The fight of his life

Thompson eyes title

By Zach Berman Washington Post

VERO BEACH, Fla. – The man who could become the next heavyweight boxing champion of the world reclined on a couch attempting to calculate the distance between his family in Maryland and his training site here, between the people he loves and where he needs to be to support them.

“How far is Florida from D.C.?” Tony Thompson asked one of his trainers. They first tried calculating the distance to Orlando. Then, they tacked on the distance from Orlando to Vero Beach. Finally, Thompson reached his conclusion.

“We a long way,” he said.

A long way from his home in Fort Washington, Md., and his native Washington, D.C. A long way from his wife and seven kids. A long way from a childhood in Southeast D.C. when he left school early and his dreams unfulfilled.

On Saturday, Thompson will fight for the heavyweight title against Wladimir Klitschko in Hamburg, Germany, a bout in which he’s a heavy underdog. The path to the fight started nine years ago, when Thompson was 27 and realized he could make a living by pounding another man’s face. It was a way to support his family, nothing more.

Thompson doesn’t love boxing. He derives no joy from training. He fights for the reward, not the act.

“I really don’t like getting hit,” he said. “I really don’t like to train for boxing. I’m just good at it. It’s what I do to make a living. If I had my choices of making a living, I’m not one of those people who would say boxing. … Boxing was so far down the list for me.”

A few minutes earlier, Thompson answered a call from one his children wishing him a happy Father’s Day. Muted in the background was a television displaying the U.S. Open golf tournament, which occupied Thompson’s attention for a few moments.
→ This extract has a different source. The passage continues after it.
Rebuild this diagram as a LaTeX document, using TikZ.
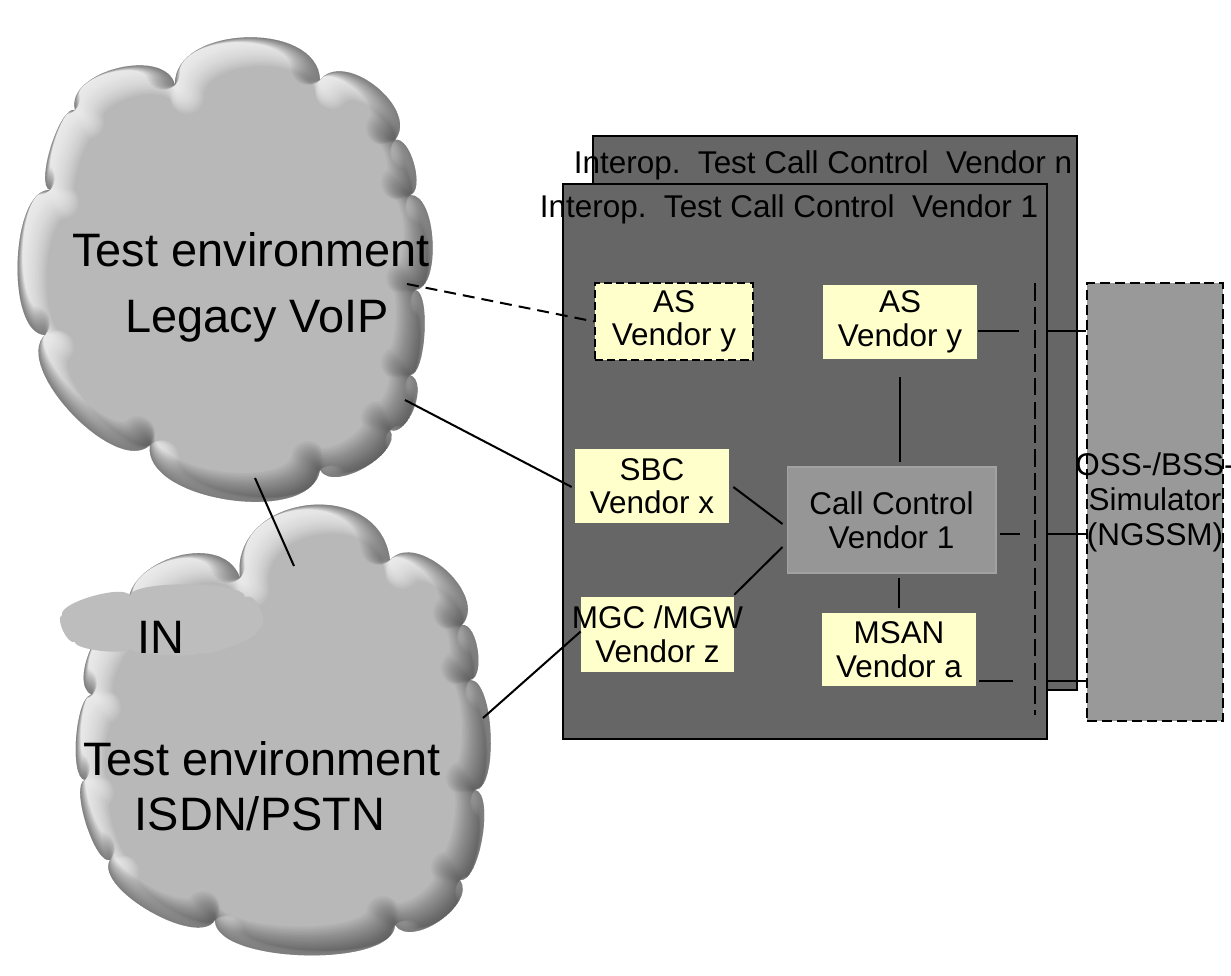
\documentclass[tikz,border=0pt]{standalone}
\usepackage{fontspec}
\setmainfont{Liberation Sans}
\usetikzlibrary{calc}

\definecolor{boxgray}{HTML}{666666}
\definecolor{note}{HTML}{FFFFCC}
\definecolor{ccgray}{HTML}{969696}
\definecolor{ccrim}{HTML}{A2A2A2}
\definecolor{ossgray}{HTML}{999999}
\definecolor{cloudfill}{HTML}{B8B8B8}
\definecolor{infill}{HTML}{BDBDBD}

% cloud outlines, traced clockwise, each bump an outward bend
\newcommand\voipoutline{(175,85) to[puff=1.06] (320,80) to[puff=1.06] (395,140)
  to[puff=0.72] (410,195) to[puff=0.72] (415,290) to[puff=0.48] (410,375)
  to[puff=0.88] (390,430) to[puff=0.85] (320,470) to[puff=0.85] (150,445)
  to[puff=0.78] (45,335) to[puff=0.70] (50,190) to[puff=0.49] (75,110)
  to[puff=1.0] (175,85) -- cycle}
\newcommand\pstnoutline{(240,578) to[puff=1.45] (390,560) to[puff=1.05] (462,625)
  to[puff=0.73] (470,680) to[puff=0.56] (475,790) to[puff=0.56] (460,880)
  to[puff=0.95] (395,925) to[puff=0.62] (215,920) to[puff=0.70] (110,860)
  to[puff=0.49] (85,780) to[puff=0.49] (92,695) to[puff=0.81] (130,615)
  to[puff=1.2] (240,578) -- cycle}
\newcommand\inoutline{(62,615) to[puff=0.48] (130,596) to[puff=0.36] (245,597)
  to[puff=0.97] (258,630) to[puff=0.33] (200,652) to[puff=0.25] (130,648)
  to[puff=0.37] (75,642) to[puff=0.68] (62,615) -- cycle}

% a cloud with a soft bevel: light upper-left rim, dark lower-right rim
\newcommand\puffycloud[1]{%
  \fill[cloudfill] #1;
  \begin{scope}[line join=round]
    \clip #1;
    \foreach \s in {0.6,1.2,...,12}{\draw[white, opacity=0.075, line width=\s*0.0566cm, shift={(\s,\s)}] #1;}
    \foreach \s in {0.6,1.2,...,12}{\draw[black, opacity=0.026, line width=\s*0.0566cm, shift={(-\s,-\s)}] #1;}
  \end{scope}}

\begin{document}
\begin{tikzpicture}[x=0.02cm, y=-0.02cm,
  puff/.style={bend left=90, looseness=#1},
  lbl/.style={font=\fontsize{17.9}{19.1}\selectfont, align=center, text=black, inner sep=0pt},
  cloudlbl/.style={font=\fontsize{26.7}{32}\selectfont, text=black, inner sep=0pt},
  panel/.style={draw=black, line width=1.2pt, fill=boxgray, inner sep=0pt,
                minimum width=9.68cm},
  notebox/.style={lbl, fill=note},
  conn/.style={draw=black, line width=1.15pt},
]
\useasboundingbox (0,0) rectangle (1231,976);

% test environments
\puffycloud{\pstnoutline}
\fill[infill] \inoutline;
\puffycloud{\voipoutline}

\node[cloudlbl, anchor=base] (voipA) at (251,267) {Test environment};
\node[cloudlbl, anchor=base] (voipB) at (257,333) {Legacy VoIP};
\node[cloudlbl, anchor=base] (pstnA) at (262,775) {Test environment};
\node[cloudlbl, anchor=base] (pstnB) at (260,830) {ISDN/PSTN};
\node[cloudlbl, anchor=base] (inlbl) at (161,653) {IN};

\coordinate (voipE1) at (407,284);
\coordinate (voipE2) at (405,400);
\coordinate (voipS)  at (255,478);
\coordinate (pstnN)  at (294,566);
\coordinate (pstnE)  at (483,718);

% stacked interop panels
\node[panel, minimum height=11.08cm] (back) at (835,413) {};
\node[lbl, anchor=base] (backtitle) at (823,174) {Interop.\ \ Test Call Control\ \ Vendor n};
\node[panel, minimum height=11.10cm] (front) at (805,461.5) {};
\node[lbl, anchor=base] (fronttitle) at (789,218) {Interop.\ \ Test Call Control\ \ Vendor 1};

% components
\node[notebox, draw=black, line width=1.1pt, dash pattern=on 4.6pt off 2.3pt,
      minimum width=3.16cm, minimum height=1.54cm] (asl) at (674,321.5) {AS\\Vendor y};
\node[notebox, minimum width=3.08cm, minimum height=1.48cm] (asr) at (900,322) {AS\\Vendor y};
\node[notebox, minimum width=3.08cm, minimum height=1.48cm] (sbc) at (652,486) {SBC\\Vendor x};
\node[lbl, fill=ccgray, draw=ccrim, line width=0.6pt,
      minimum width=4.18cm, minimum height=2.12cm] (cc) at (891.5,520) {Call Control\\Vendor 1};
\node[notebox, minimum width=3.06cm, minimum height=1.5cm] (mgc) at (657.5,634.5) {\makebox[0pt]{MGC /MGW}\\Vendor z};
\node[notebox, minimum width=3.08cm, minimum height=1.46cm] (msan) at (899,649.5) {MSAN\\Vendor a};
\node[lbl, font=\fontsize{17.9}{19.9}\selectfont, fill=ossgray, draw=black, line width=1.1pt,
      dash pattern=on 5.7pt off 2.8pt, minimum width=2.72cm, minimum height=8.76cm]
      (oss) at (1155,502) {\makebox[0pt]{OSS-/BSS-}\\\makebox[0pt]{Simulator}\\\makebox[0pt]{(NGSSM)}};

% management bus
\coordinate (busTop) at (1035,283);
\coordinate (busBot) at (1035,715);
\draw[conn, dash pattern=on 10pt off 3.5pt] (busTop) -- (busBot);

\coordinate (tapAS) at (1019,331);
\coordinate (tapCC) at (1020,534);
\coordinate (tapMS) at (1013,681);
\draw[conn] ($(asr.east |- tapAS)+(1,0)$) -- (tapAS);
\draw[conn] ($(cc.east |- tapCC)+(3,0)$) -- (tapCC);
\draw[conn] ($(msan.east |- tapMS)+(3,0)$) -- (tapMS);
\draw[conn] (front.east |- tapAS) -- (oss.west |- tapAS);
\draw[conn] (front.east |- tapCC) -- (oss.west |- tapCC);
\draw[conn] (front.east |- tapMS) -- (oss.west |- tapMS);

% signalling links
\draw[conn, dash pattern=on 6.8pt off 4pt] (voipE1) -- (asl.west);
\draw[conn] (voipE2) -- ($(sbc.west)+(-3,1)$);
\draw[conn] ($(sbc.east)+(4,1)$) -- ($(cc.west)+(-4,4)$);
\draw[conn] ($(mgc.north east)+(0,-2)$) -- ($(cc.west)+(-4,27)$);
\draw[conn] ($(asr.south)+(0,18)$) -- ($(asr.south |- cc.north)+(0,-4)$);
\draw[conn] ($(msan.north |- cc.south)+(0,4)$) -- ($(msan.north)+(0,-5)$);
\draw[conn] (voipS) -- (pstnN);
\draw[conn] (pstnE) -- ($(mgc.west)+(0,-3)$);
\end{tikzpicture}
\end{document}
He was just biding time – a three-hour intermission between going to the movies and the bowling alley on his lone day off of the week.

Thompson splits most of his free time between his children, the bowling alley, the golf course and the movies. He goes to clubs only when his promoters need him at events. He doesn’t smoke, rarely drinks. The only parties he’ll attend are cookouts he hosts.

“I’m so boring, it’s ridiculous,” said Thompson, 36. “I’m so redundant. I do the same thing pretty much every day.”

Thompson won his first four professional fights, lost his fifth eight years ago and hasn’t lost since. He has a 27-fight win streak, primarily against unknown opponents. Now, he’s fighting for boxing’s most prestigious distinction. His late start to the sport combined with his understated lifestyle would make him one of heavyweight boxing’s most unlikely champions.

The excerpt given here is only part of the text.